Song Lyric Sunday: Jeannie C. Riley, “Harper Valley PTA”

Jim got today’s prompt from Angie Trafford: "Fraud, Hypocrite, Phony, Pretender, Snob." This took a couple of minutes to come up with, but I think I got a good one…

"Harper Valley PTA" is a song by the late Tom T. Hall. He wrote it in early 1968 and the demo reached the desk of Shelby Singleton, a former Mercury Records produer who had just started his own label, Plantation Records. Singleton had just received a demo from Texas country singer Jeannie C. Riley, and thought the song was perfect for her. He and Ms. Riley worked together on the song and it was released in August 1968. It became an almost instantaneous hit, reaching the top of both the Hot 100 and the Hot Country Singles chart, something a female artist wouldn’t do again until Dolly Parton did it in 1981 with the song "9 to 5." The song sold over six million copies and inspired both a movie and TV series of the same name, both of which starred Barbara Eden.

Hall said that he was inspired to write the song from a story he remembered from when he was a boy in Olive Hill, Kentucky in the 1940’s, which was almost exactly like the song. In that case, the PTA looked askance at a young widowed mother and her modern ways and was taking it out on her daughter. The mother showed up at the next PTA meeting and gave them a piece of her mind…

The lyrics, from AZLyrics:

I want to tell you all a story ’bout a Harper Valley widowed wife
Who had a teenage daughter who attended Harper Valley Junior High
Well her daughter came home one afternoon and didn’t even stop to play
She said, “Mom, I got a note here from the Harper Valley P.T.A.”

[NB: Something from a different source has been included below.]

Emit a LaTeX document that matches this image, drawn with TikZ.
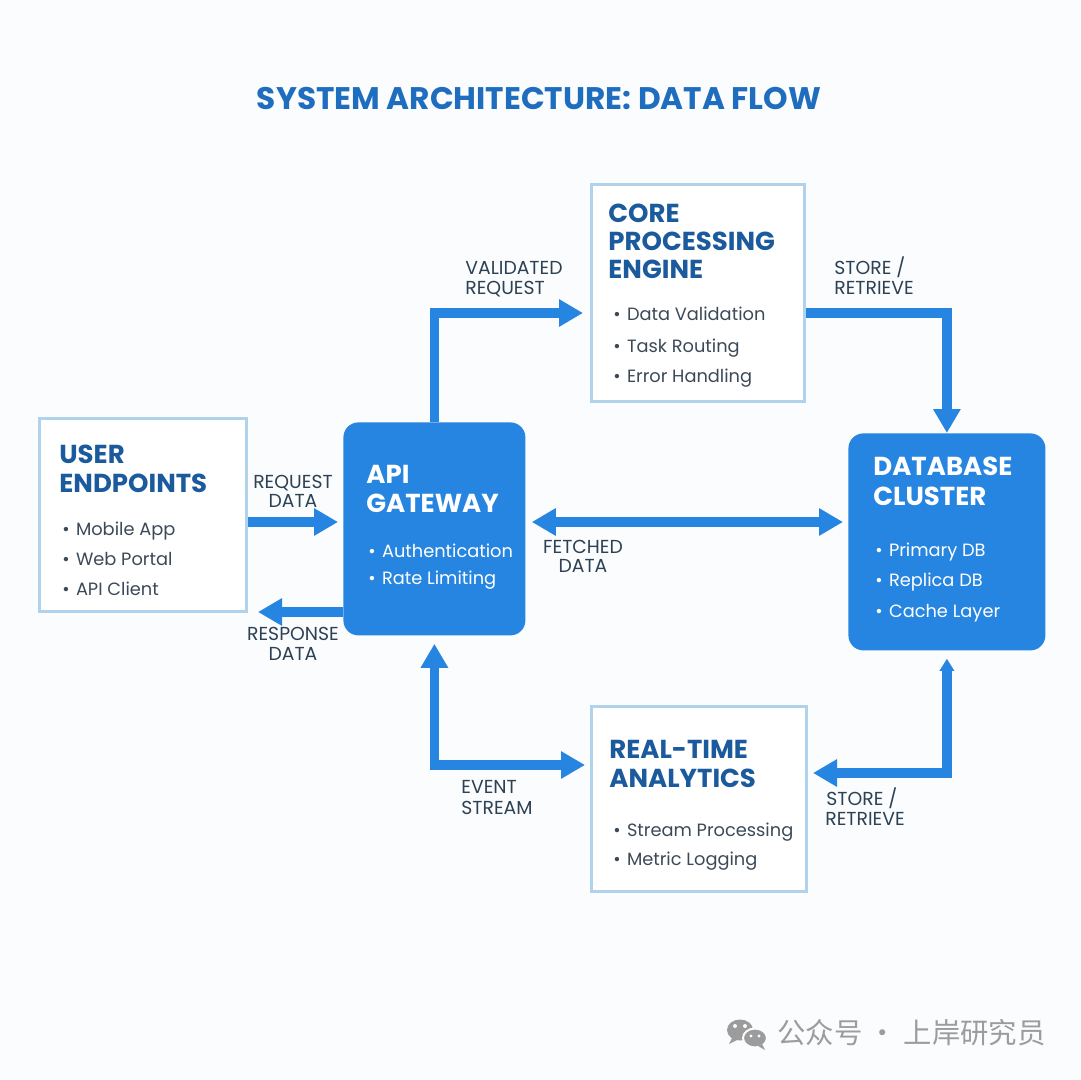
\documentclass[tikz,border=0pt]{standalone}
\usepackage{fontspec}
\setmainfont{Poppins}
\newfontfamily\cjk{Noto Sans CJK SC}
\usetikzlibrary{arrows.meta}
\definecolor{bgc}{HTML}{FBFCFD}
\definecolor{flowc}{HTML}{2685E0}
\definecolor{ttlc}{HTML}{1F6DBE}
\definecolor{hdrc}{HTML}{1B5A9C}
\definecolor{edgec}{HTML}{B0D3EB}
\definecolor{bodyc}{HTML}{3C4A58}
\definecolor{lblc}{HTML}{2C4153}
\definecolor{wmc}{HTML}{9C9C9C}
\newcommand\itembul[1]{\makebox[6.8pt][l]{\textbullet}#1}
\begin{document}
\begin{tikzpicture}[x=0.5pt,y=-0.5pt,
  lightbox/.style={draw=edgec, line width=1.5pt, fill=white, inner sep=0pt, anchor=north west},
  darkbox/.style={fill=flowc, rounded corners=7.5pt, inner sep=0pt, anchor=north west},
  hd/.style={anchor=base west, inner sep=0pt, font=\bfseries\fontsize{13}{13}\selectfont, text=hdrc},
  hdw/.style={hd, text=white},
  bl/.style={anchor=base west, inner sep=0pt, font=\fontsize{8.9}{8.9}\selectfont, text=bodyc},
  blw/.style={bl, text=white},
  lb/.style={anchor=base, inner sep=0pt, font=\fontsize{9.4}{9.4}\selectfont, text=lblc},
  lbl/.style={lb, anchor=base west},
  flow/.style={draw=flowc, line width=4.8pt, line join=miter},
  tip/.style={-{Triangle[width=13pt,length=12pt]}},
  tips/.style={{Triangle[width=13pt,length=12pt]}-{Triangle[width=13pt,length=12pt]}},
]
\fill[bgc] (0,0) rectangle (1080,1080);

% title
\node[anchor=base, inner sep=0pt, font=\bfseries\fontsize{15.6}{15.6}\selectfont, text=ttlc] (title) at (539,110) {SYSTEM ARCHITECTURE: DATA FLOW};

% boxes
\node[lightbox, minimum width=103.5pt, minimum height=96.5pt] (ue) at (38,417) {};
\node[darkbox, minimum width=91pt, minimum height=106.5pt] (gw) at (343,422) {};
\node[lightbox, minimum width=106.5pt, minimum height=108.5pt] (core) at (590,183) {};
\node[darkbox, minimum width=98.5pt, minimum height=108.5pt] (db) at (848,433) {};
\node[lightbox, minimum width=107.5pt, minimum height=92.5pt] (an) at (590,705) {};

% user endpoints
\node[hd] (ue1) at (59,463) {USER};
\node[hd] (ue2) at (59,492) {ENDPOINTS};
\node[bl] (ue3) at (62,535) {\itembul{Mobile App}};
\node[bl] (ue4) at (62,565) {\itembul{Web Portal}};
\node[bl] (ue5) at (62,595) {\itembul{API Client}};

% api gateway
\node[hdw] (gw1) at (366,483) {API};
\node[hdw] (gw2) at (366,512) {GATEWAY};
\node[blw] (gw3) at (368,557) {\itembul{Authentication}};
\node[blw] (gw4) at (368,584) {\itembul{Rate Limiting}};

% core
\node[hd] (co1) at (608,223) {CORE};
\node[hd] (co2) at (608,251) {PROCESSING};
\node[hd] (co3) at (608,279) {ENGINE};
\node[bl] (co4) at (613,321) {\itembul{Data Validation}};
\node[bl] (co5) at (613,352) {\itembul{Task Routing}};
\node[bl] (co6) at (613,382) {\itembul{Error Handling}};

% database
\node[hdw] (db1) at (873,475) {DATABASE};
\node[hdw] (db2) at (873,505) {CLUSTER};
\node[blw] (db3) at (875,556) {\itembul{Primary DB}};
\node[blw] (db4) at (875,586) {\itembul{Replica DB}};
\node[blw] (db5) at (875,617) {\itembul{Cache Layer}};

% analytics
\node[hd] (an1) at (609,758) {REAL-TIME};
\node[hd] (an2) at (609,787) {ANALYTICS};
\node[bl] (an3) at (613,836) {\itembul{Stream Processing}};
\node[bl] (an4) at (613,865) {\itembul{Metric Logging}};

% connector labels
\node[lb] (rq1) at (293,488) {REQUEST};
\node[lb] (rq2) at (293,507) {DATA};
\node[lb] (rs1) at (293,640) {RESPONSE};
\node[lb] (rs2) at (293,660) {DATA};
\node[lbl] (vr1) at (465,275) {VALIDATED};
\node[lbl] (vr2) at (465,295) {REQUEST};
\node[lbl] (st1) at (834,275) {STORE /};
\node[lbl] (st2) at (834,295) {RETRIEVE};
\node[lb] (fd1) at (583,553) {FETCHED};
\node[lb] (fd2) at (583,572) {DATA};
\node[lbl] (ev1) at (461,793) {EVENT};
\node[lbl] (ev2) at (461,814) {STREAM};
\node[lbl] (sb1) at (826,805) {STORE /};
\node[lbl] (sb2) at (825,825) {RETRIEVE};

% connectors
\draw[flow, tip, shorten >=2.5pt] (ue.east |- 0,522) -- (gw.west |- 0,522);
\draw[flow, tip, shorten >=5pt] (gw.west |- 0,612) -- (ue.east |- 0,612);
\draw[flow, tip, shorten >=3.5pt] (gw.north) |- (core.west |- 0,313);
\draw[flow, tip] (core.east |- 0,313) -| (db.north);
\draw[flow, tips, shorten <=3pt, shorten >=2.5pt] (gw.east |- 0,522) -- (db.west |- 0,522);
\draw[flow, tips, shorten <=4pt, shorten >=2.5pt] (gw.south) |- (an.west |- 0,765);
\draw[flow, {Triangle[width=7pt,length=6pt]}-{Triangle[width=13pt,length=12pt]}, shorten <=4pt, shorten >=2.5pt] (db.south) |- (an.east |- 0,773);

% watermark
\fill[wmc] (740,1030) ellipse [x radius=13, y radius=10.5];
\fill[wmc] (733,1036) -- (729,1044) -- (739,1039) -- cycle;
\filldraw[fill=wmc, draw=bgc, line width=1pt] (755,1038) ellipse [x radius=12, y radius=9.5];
\fill[wmc] (762,1044) -- (765,1050) -- (758,1046) -- cycle;
\fill[bgc] (735,1026) circle [radius=2];
\fill[bgc] (745,1026) circle [radius=2];
\fill[bgc] (751,1036) circle [radius=1.6];
\fill[bgc] (759,1036) circle [radius=1.6];
\node[anchor=base west, inner sep=0pt, font=\cjk\fontsize{14.2}{14.2}\selectfont, text=wmc] (wm) at (777,1043) {公众号 · 上岸研究员};
\end{tikzpicture}
\end{document}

The note said, “Mrs. Johnson, you’re wearing your dresses way too high
It’s reported you’ve been drinking and a-runnin’ ’round with men and going wild
And we don’t believe you ought to be bringing up your little girl this way”
It was signed by the secretary, Harper Valley P.T.A.

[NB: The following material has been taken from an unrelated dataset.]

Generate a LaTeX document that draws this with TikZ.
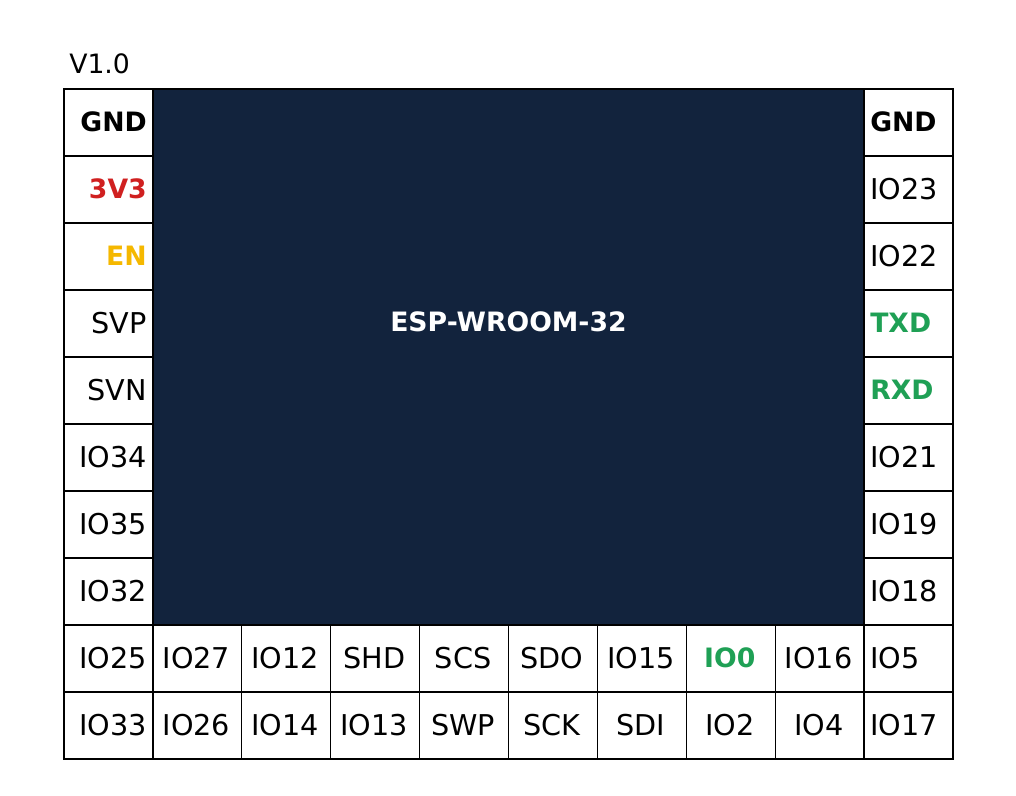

Well, it happened that the P.T.A. was gonna meet that very afternoon
They were sure surprised when Mrs. Johnson wore her mini-skirt into the room
And as she walked up to the blackboard, I can still recall the words she had to say
She said, “I’d like to address this meeting of the Harper Valley P.T.A.”

Well, there’s Bobby Taylor sittin’ there and seven times he’s asked me for a date
Mrs. Taylor sure seems to use a lot of ice whenever he’s away
And Mr. Baker, can you tell us why your secretary had to leave this town?
And shouldn’t widow Jones be told to keep her window shades all pulled completely down?

Well, Mr. Harper couldn’t be here ’cause he stayed too long at Kelly’s Bar again
And if you smell Shirley Thompson’s breath, you’ll find she’s had a little nip of gin
Then you have the nerve to tell me you think that as a mother I’m not fit
Well, this is just a little Peyton Place and you’re all Harper Valley hypocrites

No I wouldn’t put you on because it really did, it happened just this way
The day my Mama socked it to the Harper Valley P.T.A.
The day my Mama socked it to the Harper Valley P.T.A.

And that’s Song Lyric Sunday (and Song of the Day) for August 29, 2021.

30 thoughts on “Song Lyric Sunday: Jeannie C. Riley, “Harper Valley PTA”

  1. I bet Tom T. Hall could have retired and lived comfortably on the royalties from this one alone.


  2. I was just so sad when I saw the great Tom T. Hall passed. He was such a force in country music. This is a great song and performed so well by Jeannie C. Riley. God bless the storytellers. Great choice today, John.


  3. Tom T. Hall could really put a story to music. I like this one, but I love his Old Dogs and Children and Watermelon Wine. He left us just last week. RIP Mr. Hall


  4. I’ve enjoyed this song since I was a tot and my mother and dad used to listen to Country & Western on their radio. Now I do have to wonder how many younger folk will get the lyrics that say “This is just a little Peyton Place…” LOL I think that classic book is probably fairly tame these days…


    1. I was reading the Wikipedia article on the song, and it says he was thinkng about the TV show, but the TV show was based on the book. Did they ever do an actual movie on the book?

      With books from that era, it was more what they made you think was happening than what was actually happening. They weren’t obscene so much as suggestive, which was enough to put a few heads in orbit…


    1. It’s one of my favorites as well. Again, it was a country song that made the Top 10. It didn’t matter that “the kids wouldn’t like it” or that “urban audiences couldn’t relate to it,” because clearly it did.